-------- DATA PROVIDED --------
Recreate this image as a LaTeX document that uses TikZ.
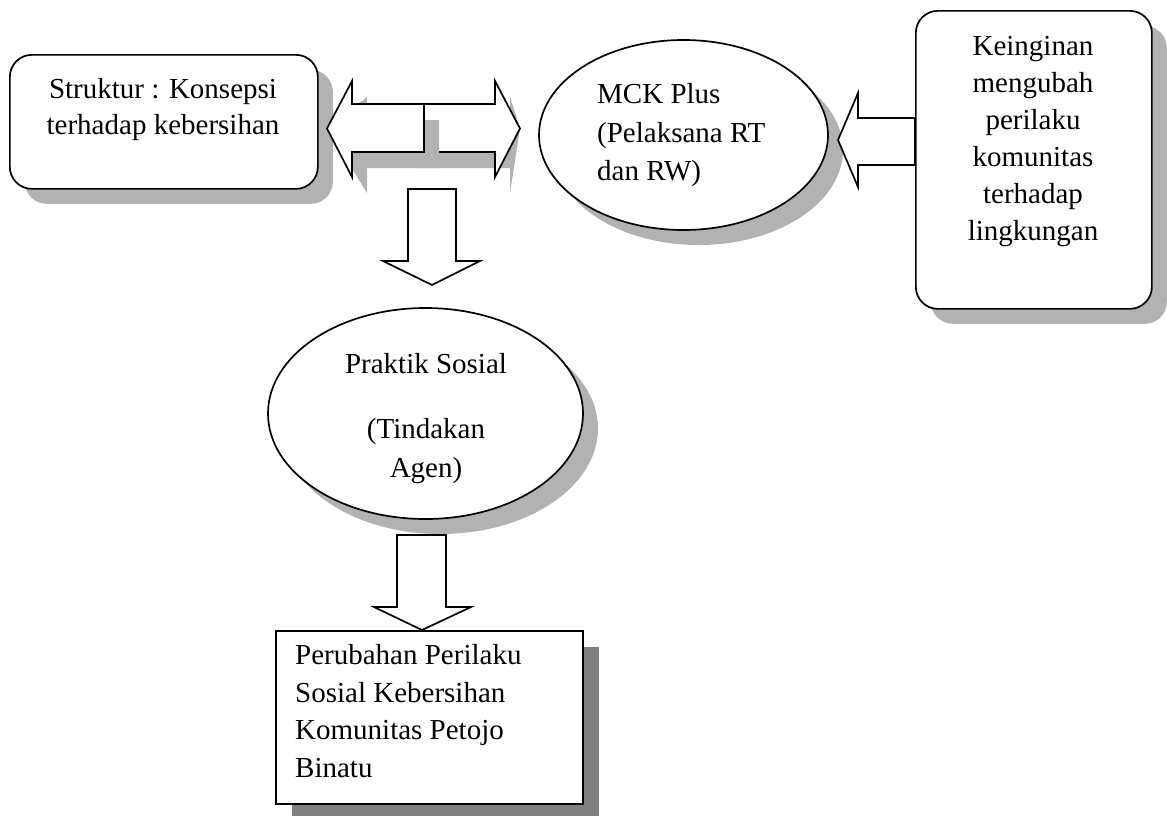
\documentclass[tikz,border=0pt]{standalone}
\usepackage{fontspec}
\setmainfont{Liberation Serif}
\usetikzlibrary{shapes.geometric,shadows}
\definecolor{shadelight}{gray}{0.70}
\definecolor{shadedark}{gray}{0.50}
\begin{document}
\begin{tikzpicture}[x=1pt,y=-1pt,
  outline/.style={draw=black,line width=1.7pt,fill=white},
  softshadow/.style={drop shadow={opacity=1,fill=shadelight,shadow xshift=15pt,shadow yshift=-15pt}},
  hardshadow/.style={drop shadow={opacity=1,fill=shadedark,shadow xshift=16pt,shadow yshift=-16pt}},
  roundbox/.style={outline,softshadow,rounded corners=22pt,anchor=north west},
  oval/.style={outline,softshadow,ellipse,inner sep=0pt},
  blockarrow/.style={outline,line join=miter},
  arrowshade/.style={fill=shadelight,draw=none,shift={(15,16)}},
  txt/.style={inner sep=0pt,font=\fontsize{29}{37}\selectfont},
]
\useasboundingbox (0,0) rectangle (1167,815);

% ---- boxes and ovals ----
\node[roundbox,minimum width=308pt,minimum height=134pt] (struktur) at (9,54) {};
\node[roundbox,minimum width=236pt,minimum height=298pt] (keinginan) at (915,10) {};
\node[oval,minimum width=289pt,minimum height=190pt] (mck) at (683.5,135) {};
\node[oval,minimum width=315pt,minimum height=211pt] (praktik) at (425.5,413.5) {};
\node[outline,hardshadow,anchor=north west,minimum width=307pt,minimum height=173pt] (hasil) at (275,630) {};

% ---- texts ----
\node[txt,align=center,anchor=north,font=\fontsize{29}{36}\selectfont] (tStruktur) at (163,78.2)
  {Struktur : Konsepsi\\terhadap kebersihan};
\node[txt,align=center,anchor=north] (tKeinginan) at (1033,36.2)
  {Keinginan\\mengubah\\perilaku\\komunitas\\terhadap\\lingkungan};
\node[txt,align=left,anchor=north west,font=\fontsize{29}{38.5}\selectfont] (tMck) at (597,83.4)
  {MCK Plus\\(Pelaksana RT\\dan RW)};
\node[txt,align=center,anchor=north,font=\fontsize{29}{39}\selectfont] (tPraktik) at (426,353.2)
  {Praktik Sosial\\[26pt](Tindakan\\Agen)};
\node[txt,align=left,anchor=north west,font=\fontsize{29}{37.5}\selectfont] (tHasil) at (295,644.4)
  {Perubahan Perilaku\\Sosial Kebersihan\\Komunitas Petojo\\Binatu};

% ---- block arrows ----
% double arrow between struktur and mck: right half first, then left half on top
\coordinate (dRight) at (520,128.5);
\coordinate (dLeft) at (327,128.5);
\fill[arrowshade] (400,104) -- (495,104) -- (495,81) -- (dRight) -- (495,177) -- (495,152) -- (400,152) -- cycle;
\draw[blockarrow] (400,104) -- (495,104) -- (495,81) -- (dRight) -- (495,177) -- (495,152) -- (400,152) -- cycle;
\fill[arrowshade] (dLeft) -- (352,81) -- (352,104) -- (424,104) -- (424,152) -- (352,152) -- (352,177) -- cycle;
\draw[blockarrow] (dLeft) -- (352,81) -- (352,104) -- (424,104) -- (424,152) -- (352,152) -- (352,177) -- cycle;

% arrow from keinginan into mck
\coordinate (kTip) at (838,140);
\draw[blockarrow] (keinginan.west |- 0,118) -- (858,118) -- (858,93) -- (kTip) -- (858,187) -- (858,165) -- (keinginan.west |- 0,165) -- cycle;

% arrow down to praktik
\coordinate (pTip) at (432,285);
\draw[blockarrow] (408,189) -- (456,189) -- (456,261) -- (480,261) -- (pTip) -- (383,261) -- (408,261) -- cycle;

% arrow down to hasil
\coordinate (hTip) at (hasil.north -| 422,0);
\draw[blockarrow] (397,535) -- (446,535) -- (446,607) -- (471,607) -- (hTip) -- (374,607) -- (397,607) -- cycle;
\end{tikzpicture}
\end{document}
--------
_THE PROBLEM_:
Extract all the data above exactly, excluding every picture.

_FULL SOLUTION_:
Recreate this image as a LaTeX document that uses TikZ.
\documentclass[tikz,border=0pt]{standalone}
\usepackage{fontspec}
\setmainfont{Liberation Serif}
\usetikzlibrary{shapes.geometric,shadows}
\definecolor{shadelight}{gray}{0.70}
\definecolor{shadedark}{gray}{0.50}
\begin{document}
\begin{tikzpicture}[x=1pt,y=-1pt,
  outline/.style={draw=black,line width=1.7pt,fill=white},
  softshadow/.style={drop shadow={opacity=1,fill=shadelight,shadow xshift=15pt,shadow yshift=-15pt}},
  hardshadow/.style={drop shadow={opacity=1,fill=shadedark,shadow xshift=16pt,shadow yshift=-16pt}},
  roundbox/.style={outline,softshadow,rounded corners=22pt,anchor=north west},
  oval/.style={outline,softshadow,ellipse,inner sep=0pt},
  blockarrow/.style={outline,line join=miter},
  arrowshade/.style={fill=shadelight,draw=none,shift={(15,16)}},
  txt/.style={inner sep=0pt,font=\fontsize{29}{37}\selectfont},
]
\useasboundingbox (0,0) rectangle (1167,815);

% ---- boxes and ovals ----
\node[roundbox,minimum width=308pt,minimum height=134pt] (struktur) at (9,54) {};
\node[roundbox,minimum width=236pt,minimum height=298pt] (keinginan) at (915,10) {};
\node[oval,minimum width=289pt,minimum height=190pt] (mck) at (683.5,135) {};
\node[oval,minimum width=315pt,minimum height=211pt] (praktik) at (425.5,413.5) {};
\node[outline,hardshadow,anchor=north west,minimum width=307pt,minimum height=173pt] (hasil) at (275,630) {};

% ---- texts ----
\node[txt,align=center,anchor=north,font=\fontsize{29}{36}\selectfont] (tStruktur) at (163,78.2)
  {Struktur : Konsepsi\\terhadap kebersihan};
\node[txt,align=center,anchor=north] (tKeinginan) at (1033,36.2)
  {Keinginan\\mengubah\\perilaku\\komunitas\\terhadap\\lingkungan};
\node[txt,align=left,anchor=north west,font=\fontsize{29}{38.5}\selectfont] (tMck) at (597,83.4)
  {MCK Plus\\(Pelaksana RT\\dan RW)};
\node[txt,align=center,anchor=north,font=\fontsize{29}{39}\selectfont] (tPraktik) at (426,353.2)
  {Praktik Sosial\\[26pt](Tindakan\\Agen)};
\node[txt,align=left,anchor=north west,font=\fontsize{29}{37.5}\selectfont] (tHasil) at (295,644.4)
  {Perubahan Perilaku\\Sosial Kebersihan\\Komunitas Petojo\\Binatu};

% ---- block arrows ----
% double arrow between struktur and mck: right half first, then left half on top
\coordinate (dRight) at (520,128.5);
\coordinate (dLeft) at (327,128.5);
\fill[arrowshade] (400,104) -- (495,104) -- (495,81) -- (dRight) -- (495,177) -- (495,152) -- (400,152) -- cycle;
\draw[blockarrow] (400,104) -- (495,104) -- (495,81) -- (dRight) -- (495,177) -- (495,152) -- (400,152) -- cycle;
\fill[arrowshade] (dLeft) -- (352,81) -- (352,104) -- (424,104) -- (424,152) -- (352,152) -- (352,177) -- cycle;
\draw[blockarrow] (dLeft) -- (352,81) -- (352,104) -- (424,104) -- (424,152) -- (352,152) -- (352,177) -- cycle;

% arrow from keinginan into mck
\coordinate (kTip) at (838,140);
\draw[blockarrow] (keinginan.west |- 0,118) -- (858,118) -- (858,93) -- (kTip) -- (858,187) -- (858,165) -- (keinginan.west |- 0,165) -- cycle;

% arrow down to praktik
\coordinate (pTip) at (432,285);
\draw[blockarrow] (408,189) -- (456,189) -- (456,261) -- (480,261) -- (pTip) -- (383,261) -- (408,261) -- cycle;

% arrow down to hasil
\coordinate (hTip) at (hasil.north -| 422,0);
\draw[blockarrow] (397,535) -- (446,535) -- (446,607) -- (471,607) -- (hTip) -- (374,607) -- (397,607) -- cycle;
\end{tikzpicture}
\end{document}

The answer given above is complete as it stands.